Interpellé sur les motifs de dissolution d’un Parti politique, l’ancien Gouverneur Cheikh Mbagnick Ndiaye déclare : “Pour résumer, à chaque fois qu’une organisation politique, religieuse ou syndicale s’écarte des objectifs proclamés dans son statut, et de façon avérée, alors la dissolution s’impose. C’est un motif de dissolution ; c’est en raison de ces objectifs que le récépissé lui a été accordé.”

Ce que prévoit la loi pour les biens de Pastef

A la suite de cette dissolution, certains se sont demandé ce qui pourrait advenir des élus militant au Parti Pastef, notamment les députés ? Pour ces derniers, le doute n’est pas permis, puisqu’ils ont été élus sous la bannière d’une coalition, en l’occurrence la coalition Yewwi Askan Wi. Mais même s’ils étaient élus sous la bannière de leur parti, ils n’encourraient aucune destitution. C’est du moins la conviction du vice-président de l’association des anciens gouverneurs. “Une fois élus, les députés sont investis d’un mandat du peuple et non d’un mandat de Parti.
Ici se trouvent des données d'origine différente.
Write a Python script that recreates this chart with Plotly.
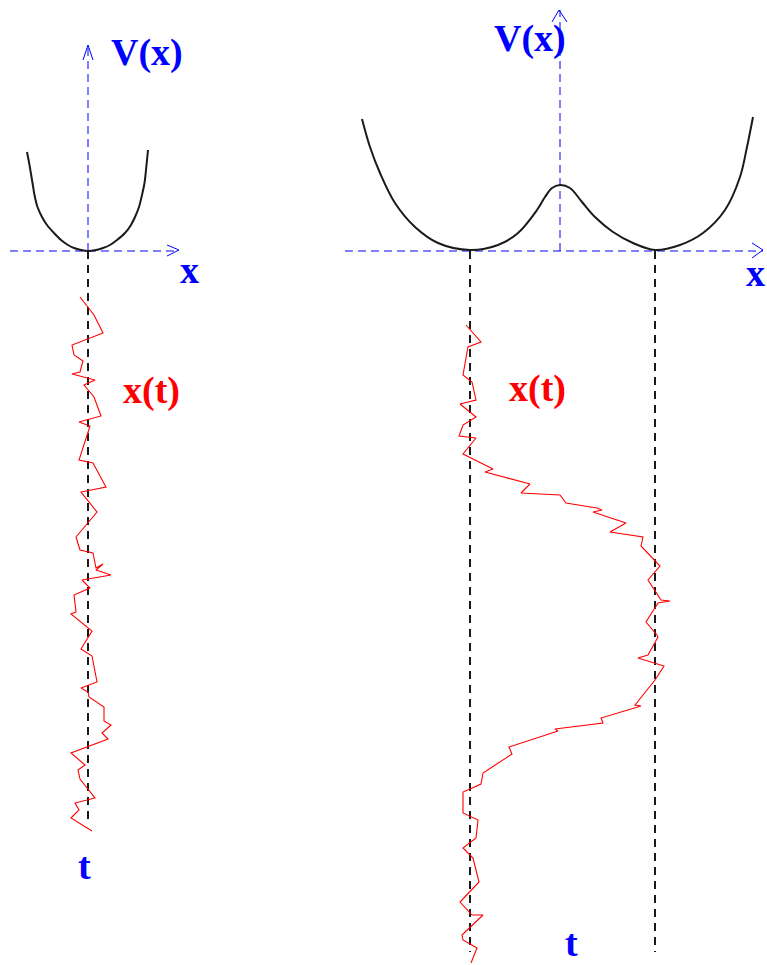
import plotly.graph_objects as go

# ---- Data (figure units: horizontal position, vertical position downward) ----
# Single-well potential (left panel)
well1_x = [27, 29.5, 32.5, 34.5, 37.5, 42, 47, 54, 61, 68, 74, 81, 88,
           96, 103, 110, 117, 125, 131, 135, 139, 142, 144.5, 146.5, 148]
well1_v = [152, 165, 183, 195, 207, 217, 225, 233, 240, 245, 248, 250, 251,
           250, 248, 245, 240, 233, 225, 217, 207, 195, 183, 165, 150]

# Double-well potential (right panel)
well2_x = [362, 370, 380, 395, 415, 438, 470, 498, 518, 537, 545, 552, 560, 570, 582, 595, 613, 633, 655, 680, 703, 725, 740, 747, 753]
well2_v = [119, 147, 173, 203, 227, 243, 250, 245, 233, 210, 197, 188, 185, 188, 202, 217, 232, 243, 250, 245, 233, 210, 177, 147, 117]

# Trajectory x(t) in the single well
traj1_x = [80, 94, 103, 72, 74, 83, 80, 72, 95, 84, 94, 101, 79, 90, 79, 93, 106, 81, 97, 76, 80, 93, 96, 103, 96,
           111, 82, 90, 74, 76, 71, 92, 81, 92, 97, 81, 88, 89, 104, 104, 111, 102, 108, 71, 85, 78, 80, 95, 75, 79,
           71, 92]
traj1_t = [297, 315, 333, 345, 355, 361, 372, 374, 380, 385, 397, 416, 422, 426, 460, 463, 487, 492, 512, 537, 550,
           553, 568, 564, 570, 575, 580, 588, 595, 612, 614, 631, 649, 656, 682, 688, 692, 697, 707, 721, 725, 733,
           739, 753, 765, 770, 779, 798, 803, 810, 818, 831]

# Trajectory x(t) in the double well (hopping between minima)
traj2_x = [466, 481, 468, 463, 472, 476, 460, 476, 463, 459, 476, 463, 469, 493, 485, 530, 521, 560, 566, 597, 602,
           593, 626, 610, 643, 641, 660, 648, 661, 670, 658, 646, 657, 658, 648, 638, 664, 655, 635, 641, 601, 603,
           555, 558, 509, 512, 483, 481, 463, 463, 478, 476, 463, 473, 479, 460, 472, 483, 462, 463, 477, 471]
traj2_t = [325, 342, 347, 375, 382, 400, 404, 417, 425, 436, 438, 454, 457, 469, 472, 484, 493, 495, 503, 508, 510,
           512, 523, 532, 537, 546, 566, 580, 600, 601, 603, 622, 635, 637, 655, 658, 666, 680, 705, 706, 718, 723,
           729, 731, 747, 754, 773, 784, 792, 813, 820, 838, 848, 858, 882, 902, 915, 915, 935, 940, 948, 963]

# Axes / guide positions
left_center, left_base = 88, 251
right_center, right_base = 560, 251
minima2 = [470, 655]

BLUE = "#0000ff"
RED = "#ff0000"
BLACK = "#1a1a1a"
FONT = "Liberation Serif"

fig = go.Figure()

def seg(xs, ys, color, width, dash=None, shape="linear", smoothing=None):
    line = dict(color=color, width=width, dash=dash, shape=shape)
    if smoothing is not None:
        line["smoothing"] = smoothing
    fig.add_trace(go.Scatter(x=xs, y=ys, mode="lines", hoverinfo="skip", showlegend=False, line=line))

blue_dash = "8px,5px"
black_dash = "8px,6px"

# Left panel axes
seg([10, 179], [left_base, left_base], BLUE, 1, blue_dash)
seg([167, 179, 167], [245, 250, 256], BLUE, 1)
seg([left_center, left_center], [left_base, 45], BLUE, 1, blue_dash)
seg([83, 88, 93], [60, 45, 60], BLUE, 1)
# Right panel axes
seg([345, 763], [right_base, right_base], BLUE, 1, blue_dash)
seg([752, 763, 752], [243, 250, 258], BLUE, 1)
seg([right_center, right_center], [right_base, 10], BLUE, 1, blue_dash)
seg([552, 559, 567], [22, 10, 22], BLUE, 1)

# Black dashed time axes
seg([left_center, left_center], [left_base, 820], BLACK, 2, black_dash)
for m in minima2:
    seg([m, m], [right_base, 952], BLACK, 2, black_dash)

# Potentials
seg(well1_x, well1_v, BLACK, 2, shape="spline", smoothing=0.8)
seg(well2_x, well2_v, BLACK, 2, shape="spline")

# Trajectories
seg(traj1_x, traj1_t, RED, 1.1)
seg(traj2_x, traj2_t, RED, 1.1)

labels = [
    ("V(x)", 147, 52, BLUE),
    ("x", 189, 270, BLUE),
    ("x(t)", 151, 390, RED),
    ("t", 84, 866, BLUE),
    ("V(x)", 530, 38, BLUE),
    ("x", 755, 273, BLUE),
    ("x(t)", 537, 388, RED),
    ("t", 571, 943, BLUE),
]
for txt, x, y, c in labels:
    fig.add_annotation(x=x, y=y, xref="x", yref="y", text="<b>%s</b>" % txt, showarrow=False,
                       xanchor="center", yanchor="middle",
                       font=dict(family=FONT, size=38, color=c))

fig.update_xaxes(range=[0, 767], visible=False, fixedrange=True)
fig.update_yaxes(range=[965, 0], visible=False, fixedrange=True)
fig.update_layout(width=767, height=965, margin=dict(l=0, r=0, t=0, b=0),
                  paper_bgcolor="white", plot_bgcolor="white", showlegend=False)

fig.write_html("out.html", config={"displayModeBar": False},
               post_script="document.body.style.margin='0';document.body.style.overflow='hidden';")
Même s’ils avaient acquis leurs mandats sous la bannière de Pastef, je ne pense pas que cela puisse avoir une incidence sur leur statut”, analyse l’ex Gouverneur.

La même logique pourrait également prévaloir pour les autres élus du Pastef. Cela dit, les partis, fait savoir Monsieur Ndiaye, sont des personnes morales de droit privé avec des droits et des obligations. A ce titre, s’ils sont dissous, ils cessent d’exister et ne peuvent plus se réclamer de leur statut auprès du ministère de l’Intérieur, pour mener une quelconque activité que ce soit.

Dans le communiqué du ministre de l’Intérieur, il y a également un détail qui a été très commenté. Il s’agit de la liquidation des biens appartenant au Parti dissous. “En conséquence (de la dissolution), les biens du parti seront liquidés conformément aux dispositions légales et réglementaires en vigueur”, lit-on dans le communiqué. De l’avis de Gouverneur Ndiaye, pour les besoins de la liquidation, il doit se faire conformément aux dispositions statutaires.

“Les organisations mettent dans les statuts ce qui advient de leur patrimoine en cas de dissolution. Certaines prévoient par exemple la dévolution des biens à des organisations caritatives, mais ça peut aussi être d’autres formes. Il faut se référer aux statuts de l’organisation.” En effet, aux termes de l’article 4 de la loi 81-17 du 6 mai 1981 relative aux partis politiques, modifiée par la loi n 89-36 du 12 Octobre 1989, “les biens d’un partis dissous sont liquidés, conformément aux dispositions de l’alinéa 2 de l’article 817 du Code des obligations civiles et commerciales.”

Aux termes de cette disposition (article 817 al 2), “à défaut de dispositions statutaires, il est pourvu à la liquidation des biens de l'association dissoute par décision judiciaire prise soit à la requête de tout intéressé, soit à la diligence du ministère public.” A l’alinéa 1er de l’article, l’article 817 COCC dispose : “Sous réserve des dispositions législatives particulières, les biens de l'association dissoute sont dévolus ou liquidés conformément aux statuts.” Il faut noter que de l’indépendance à nos jours, il est très rare de voir au Sénégal la dissolution d’un parti politique. Il faut remonter aux années de Senghor et au début de l’indépendance pour voir la dissolution d’un parti politique.